[INFORMATION SUPPLIED]
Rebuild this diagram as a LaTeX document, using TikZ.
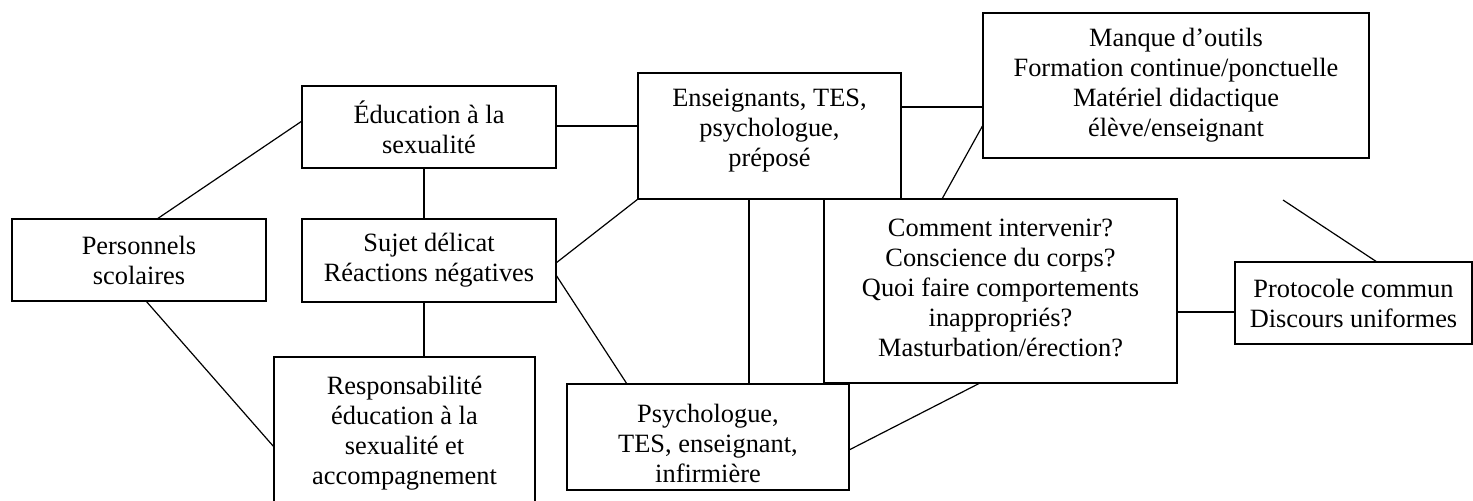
\documentclass[tikz,border=0pt]{standalone}
\usepackage{fontspec}
\setmainfont{Liberation Serif}
\usetikzlibrary{calc}
\begin{document}
\begin{tikzpicture}[x=0.5pt,y=-0.5pt,
  box/.style={draw, line width=1pt, outer sep=0pt, inner sep=0pt},
  txt/.style={align=center, inner sep=0pt, font=\fontsize{13.2}{15}\selectfont},
  link/.style={line width=0.6pt}]
\useasboundingbox (0,0) rectangle (1473,500);
\clip (0,0) rectangle (1473,500);

% boxes (centres and sizes in 1/2 pt units)
\node[box, minimum width=127pt, minimum height=41pt,
  label={[txt,name=perst]center:{Personnels\\scolaires}}] (pers) at (139,260) {};
\node[box, minimum width=127pt, minimum height=41pt,
  label={[txt,name=educt]center:{Éducation à la\\sexualité}}] (educ) at (429,127) {};
\node[box, minimum width=127pt, minimum height=41.5pt,
  label={[txt,name=sujett]center:{Sujet délicat\\Réactions négatives}}] (sujet) at (429,260.5) {};
\node[box, minimum width=130.5pt, minimum height=79pt,
  label={[txt,name=respt,yshift=1.25pt]center:{Responsabilité\\éducation à la\\sexualité et\\accompagnement}}] (resp) at (404.5,436) {};
\node[box, minimum width=131.5pt, minimum height=63pt,
  label={[txt,name=enst,yshift=2.5pt]center:{Enseignants, TES,\\psychologue,\\préposé}}] (ens) at (769.5,136) {};
\node[box, minimum width=193pt, minimum height=72.5pt,
  label={[txt,name=manquet]center:{Manque d’outils\\Formation continue/ponctuelle\\Matériel didactique\\élève/enseignant}}] (manque) at (1176,85.5) {};
\node[box, minimum width=176.5pt, minimum height=92pt,
  label={[txt,name=commentt,yshift=1.5pt]center:{Comment intervenir?\\Conscience du corps?\\Quoi faire comportements\\inappropriés?\\Masturbation/érection?}}] (comment) at (1000.5,291) {};
\node[box, minimum width=141pt, minimum height=53pt,
  label={[txt,name=psycht,yshift=-3pt]center:{Psychologue,\\TES, enseignant,\\infirmière}}] (psych) at (708,437) {};
\node[box, minimum width=118.5pt, minimum height=41pt,
  label={[txt,name=protot]center:{Protocole commun\\Discours uniformes}}] (proto) at (1353.5,303) {};

% connectors
\draw[link] ($(pers.north west)+(145,0)$) -- ($(educ.north west)+(0,35)$);
\draw[link] ($(pers.south west)+(134,0)$) -- ($(resp.north west)+(0,90)$);
\draw[link] ($(educ.south west)+(122,0)$) -- ($(sujet.north west)+(122,0)$);
\draw[link] ($(sujet.south west)+(122,0)$) -- ($(resp.north west)+(150,0)$);
\draw[link] ($(educ.north east)+(0,40)$) -- ($(ens.north west)+(0,53)$);
\draw[link] ($(sujet.north east)+(0,44)$) -- (ens.south west);
\draw[link] ($(sujet.north east)+(0,56)$) -- ($(psych.north west)+(60,0)$);
\draw[link] ($(ens.south west)+(111,0)$) -- ($(psych.north west)+(182,0)$);
\draw[link] ($(ens.north east)+(0,34)$) -- ($(manque.north west)+(0,94)$);
\draw[link] ($(comment.north west)+(118,0)$) -- ($(manque.north west)+(0,112)$);
\draw[link] ($(comment.south west)+(156,0)$) -- ($(psych.north east)+(0,66)$);
\draw[link] ($(comment.north east)+(0,113)$) -- ($(proto.north west)+(0,50)$);
\coordinate (loose) at (1283,200);
\draw[link] (loose) -- ($(proto.north west)+(142,0)$);
\end{tikzpicture}
\end{document}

[EXERCISE DETAILS] All of the data above should be quoted exactly, except for the pictures.

[SOLVED EXERCISE]
Rebuild this diagram as a LaTeX document, using TikZ.
\documentclass[tikz,border=0pt]{standalone}
\usepackage{fontspec}
\setmainfont{Liberation Serif}
\usetikzlibrary{calc}
\begin{document}
\begin{tikzpicture}[x=0.5pt,y=-0.5pt,
  box/.style={draw, line width=1pt, outer sep=0pt, inner sep=0pt},
  txt/.style={align=center, inner sep=0pt, font=\fontsize{13.2}{15}\selectfont},
  link/.style={line width=0.6pt}]
\useasboundingbox (0,0) rectangle (1473,500);
\clip (0,0) rectangle (1473,500);

% boxes (centres and sizes in 1/2 pt units)
\node[box, minimum width=127pt, minimum height=41pt,
  label={[txt,name=perst]center:{Personnels\\scolaires}}] (pers) at (139,260) {};
\node[box, minimum width=127pt, minimum height=41pt,
  label={[txt,name=educt]center:{Éducation à la\\sexualité}}] (educ) at (429,127) {};
\node[box, minimum width=127pt, minimum height=41.5pt,
  label={[txt,name=sujett]center:{Sujet délicat\\Réactions négatives}}] (sujet) at (429,260.5) {};
\node[box, minimum width=130.5pt, minimum height=79pt,
  label={[txt,name=respt,yshift=1.25pt]center:{Responsabilité\\éducation à la\\sexualité et\\accompagnement}}] (resp) at (404.5,436) {};
\node[box, minimum width=131.5pt, minimum height=63pt,
  label={[txt,name=enst,yshift=2.5pt]center:{Enseignants, TES,\\psychologue,\\préposé}}] (ens) at (769.5,136) {};
\node[box, minimum width=193pt, minimum height=72.5pt,
  label={[txt,name=manquet]center:{Manque d’outils\\Formation continue/ponctuelle\\Matériel didactique\\élève/enseignant}}] (manque) at (1176,85.5) {};
\node[box, minimum width=176.5pt, minimum height=92pt,
  label={[txt,name=commentt,yshift=1.5pt]center:{Comment intervenir?\\Conscience du corps?\\Quoi faire comportements\\inappropriés?\\Masturbation/érection?}}] (comment) at (1000.5,291) {};
\node[box, minimum width=141pt, minimum height=53pt,
  label={[txt,name=psycht,yshift=-3pt]center:{Psychologue,\\TES, enseignant,\\infirmière}}] (psych) at (708,437) {};
\node[box, minimum width=118.5pt, minimum height=41pt,
  label={[txt,name=protot]center:{Protocole commun\\Discours uniformes}}] (proto) at (1353.5,303) {};

% connectors
\draw[link] ($(pers.north west)+(145,0)$) -- ($(educ.north west)+(0,35)$);
\draw[link] ($(pers.south west)+(134,0)$) -- ($(resp.north west)+(0,90)$);
\draw[link] ($(educ.south west)+(122,0)$) -- ($(sujet.north west)+(122,0)$);
\draw[link] ($(sujet.south west)+(122,0)$) -- ($(resp.north west)+(150,0)$);
\draw[link] ($(educ.north east)+(0,40)$) -- ($(ens.north west)+(0,53)$);
\draw[link] ($(sujet.north east)+(0,44)$) -- (ens.south west);
\draw[link] ($(sujet.north east)+(0,56)$) -- ($(psych.north west)+(60,0)$);
\draw[link] ($(ens.south west)+(111,0)$) -- ($(psych.north west)+(182,0)$);
\draw[link] ($(ens.north east)+(0,34)$) -- ($(manque.north west)+(0,94)$);
\draw[link] ($(comment.north west)+(118,0)$) -- ($(manque.north west)+(0,112)$);
\draw[link] ($(comment.south west)+(156,0)$) -- ($(psych.north east)+(0,66)$);
\draw[link] ($(comment.north east)+(0,113)$) -- ($(proto.north west)+(0,50)$);
\coordinate (loose) at (1283,200);
\draw[link] (loose) -- ($(proto.north west)+(142,0)$);
\end{tikzpicture}
\end{document}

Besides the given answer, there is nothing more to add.